Give all the lines below again, exactly, with no pictures.

## BEGIN Data section

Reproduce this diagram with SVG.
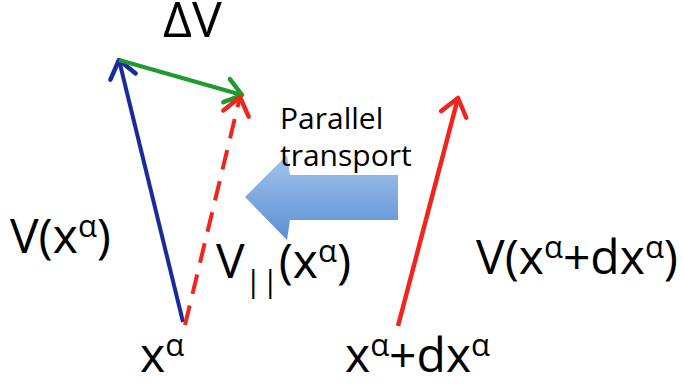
<svg xmlns="http://www.w3.org/2000/svg" width="683" height="385" viewBox="0 0 683 385">
<style>
.t{font-family:"Open Sans","Liberation Sans",sans-serif;fill:#000}
.big{font-size:48px}
.sup{font-size:31px}
.lab{font-size:30px}
</style>
<defs>
<linearGradient id="bg" x1="0" y1="0" x2="0" y2="1">
<stop offset="0" stop-color="#a3c4ec"/>
<stop offset="1" stop-color="#5a8fd2"/>
</linearGradient>
<marker id="ab" viewBox="0 0 40 40" refX="20" refY="20" markerWidth="40" markerHeight="40" markerUnits="userSpaceOnUse" orient="auto"><path d="M3,7 L20,20 L3,33" fill="none" stroke="#1a2a9a" stroke-width="4.5" stroke-linecap="round" stroke-linejoin="round"/></marker>
<marker id="ag" viewBox="0 0 40 40" refX="20" refY="20" markerWidth="40" markerHeight="40" markerUnits="userSpaceOnUse" orient="auto"><path d="M4,8 L20,20 L4,32" fill="none" stroke="#1e9a2e" stroke-width="4.5" stroke-linecap="round" stroke-linejoin="round"/></marker>
<marker id="ar" viewBox="0 0 40 40" refX="20" refY="20" markerWidth="40" markerHeight="40" markerUnits="userSpaceOnUse" orient="auto"><path d="M3,7 L20,20 L3,33" fill="none" stroke="#f0261e" stroke-width="4.5" stroke-linecap="round" stroke-linejoin="round"/></marker>
</defs>
<g id="connectors">
<line x1="183" y1="322" x2="119" y2="60" stroke="#1a2a9a" stroke-width="4" marker-end="url(#ab)"/>
<line x1="119" y1="60" x2="242" y2="95" stroke="#1e9a2e" stroke-width="4" marker-end="url(#ag)"/>
<line x1="185" y1="325" x2="240" y2="97" stroke="#f0261e" stroke-width="4" stroke-dasharray="20,12" marker-end="url(#ar)"/>
<line x1="398" y1="326" x2="458" y2="98" stroke="#f0261e" stroke-width="4.5" marker-end="url(#ar)"/>
</g>
<g id="transport-arrow">
<path d="M398,175 L290,175 L287,155 L245,197 L287,240 L290,220 L398,220 Z" fill="url(#bg)"/>
</g>
<g id="labels">
<text class="t" font-size="50" x="163" y="37">ΔV</text>
<text class="t lab" x="280" y="129">Parallel</text>
<text class="t lab" x="280" y="166">transport</text>
<text class="t big" x="10" y="253">V(x<tspan class="sup" dy="-16">α</tspan><tspan dy="16">)</tspan></text>
<text class="t big" x="216" y="278">V<tspan class="sup" dy="14">||</tspan><tspan dy="-14">(x</tspan><tspan class="sup" dy="-16">α</tspan><tspan dy="16">)</tspan></text>
<text class="t big" x="140" y="372">x<tspan class="sup" dy="-16">α</tspan></text>
<text class="t big" x="345" y="372">x<tspan class="sup" dy="-16">α</tspan><tspan dy="16">+dx</tspan><tspan class="sup" dy="-16">α</tspan></text>
<text class="t big" x="476" y="274" textLength="202">V(x<tspan class="sup" dy="-16">α</tspan><tspan dy="16">+dx</tspan><tspan class="sup" dy="-16">α</tspan><tspan dy="16">)</tspan></text>
</g>
</svg>
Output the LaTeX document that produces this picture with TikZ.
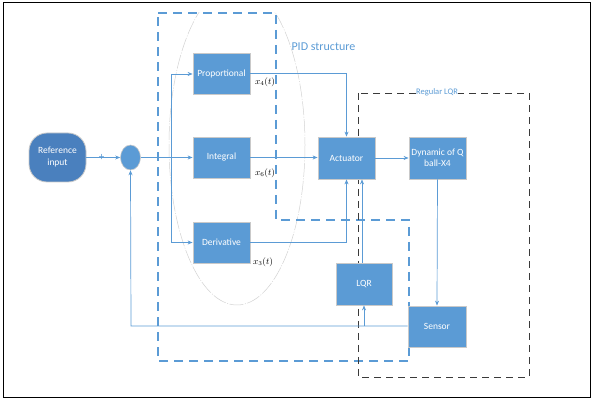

## END Data section

[Response]
Reproduce this diagram with SVG.
<svg xmlns="http://www.w3.org/2000/svg" width="683" height="385" viewBox="0 0 683 385">
<style>
.t{font-family:"Open Sans","Liberation Sans",sans-serif;fill:#000}
.big{font-size:48px}
.sup{font-size:31px}
.lab{font-size:30px}
</style>
<defs>
<linearGradient id="bg" x1="0" y1="0" x2="0" y2="1">
<stop offset="0" stop-color="#a3c4ec"/>
<stop offset="1" stop-color="#5a8fd2"/>
</linearGradient>
<marker id="ab" viewBox="0 0 40 40" refX="20" refY="20" markerWidth="40" markerHeight="40" markerUnits="userSpaceOnUse" orient="auto"><path d="M3,7 L20,20 L3,33" fill="none" stroke="#1a2a9a" stroke-width="4.5" stroke-linecap="round" stroke-linejoin="round"/></marker>
<marker id="ag" viewBox="0 0 40 40" refX="20" refY="20" markerWidth="40" markerHeight="40" markerUnits="userSpaceOnUse" orient="auto"><path d="M4,8 L20,20 L4,32" fill="none" stroke="#1e9a2e" stroke-width="4.5" stroke-linecap="round" stroke-linejoin="round"/></marker>
<marker id="ar" viewBox="0 0 40 40" refX="20" refY="20" markerWidth="40" markerHeight="40" markerUnits="userSpaceOnUse" orient="auto"><path d="M3,7 L20,20 L3,33" fill="none" stroke="#f0261e" stroke-width="4.5" stroke-linecap="round" stroke-linejoin="round"/></marker>
</defs>
<g id="connectors">
<line x1="183" y1="322" x2="119" y2="60" stroke="#1a2a9a" stroke-width="4" marker-end="url(#ab)"/>
<line x1="119" y1="60" x2="242" y2="95" stroke="#1e9a2e" stroke-width="4" marker-end="url(#ag)"/>
<line x1="185" y1="325" x2="240" y2="97" stroke="#f0261e" stroke-width="4" stroke-dasharray="20,12" marker-end="url(#ar)"/>
<line x1="398" y1="326" x2="458" y2="98" stroke="#f0261e" stroke-width="4.5" marker-end="url(#ar)"/>
</g>
<g id="transport-arrow">
<path d="M398,175 L290,175 L287,155 L245,197 L287,240 L290,220 L398,220 Z" fill="url(#bg)"/>
</g>
<g id="labels">
<text class="t" font-size="50" x="163" y="37">ΔV</text>
<text class="t lab" x="280" y="129">Parallel</text>
<text class="t lab" x="280" y="166">transport</text>
<text class="t big" x="10" y="253">V(x<tspan class="sup" dy="-16">α</tspan><tspan dy="16">)</tspan></text>
<text class="t big" x="216" y="278">V<tspan class="sup" dy="14">||</tspan><tspan dy="-14">(x</tspan><tspan class="sup" dy="-16">α</tspan><tspan dy="16">)</tspan></text>
<text class="t big" x="140" y="372">x<tspan class="sup" dy="-16">α</tspan></text>
<text class="t big" x="345" y="372">x<tspan class="sup" dy="-16">α</tspan><tspan dy="16">+dx</tspan><tspan class="sup" dy="-16">α</tspan></text>
<text class="t big" x="476" y="274" textLength="202">V(x<tspan class="sup" dy="-16">α</tspan><tspan dy="16">+dx</tspan><tspan class="sup" dy="-16">α</tspan><tspan dy="16">)</tspan></text>
</g>
</svg>
Output the LaTeX document that produces this picture with TikZ.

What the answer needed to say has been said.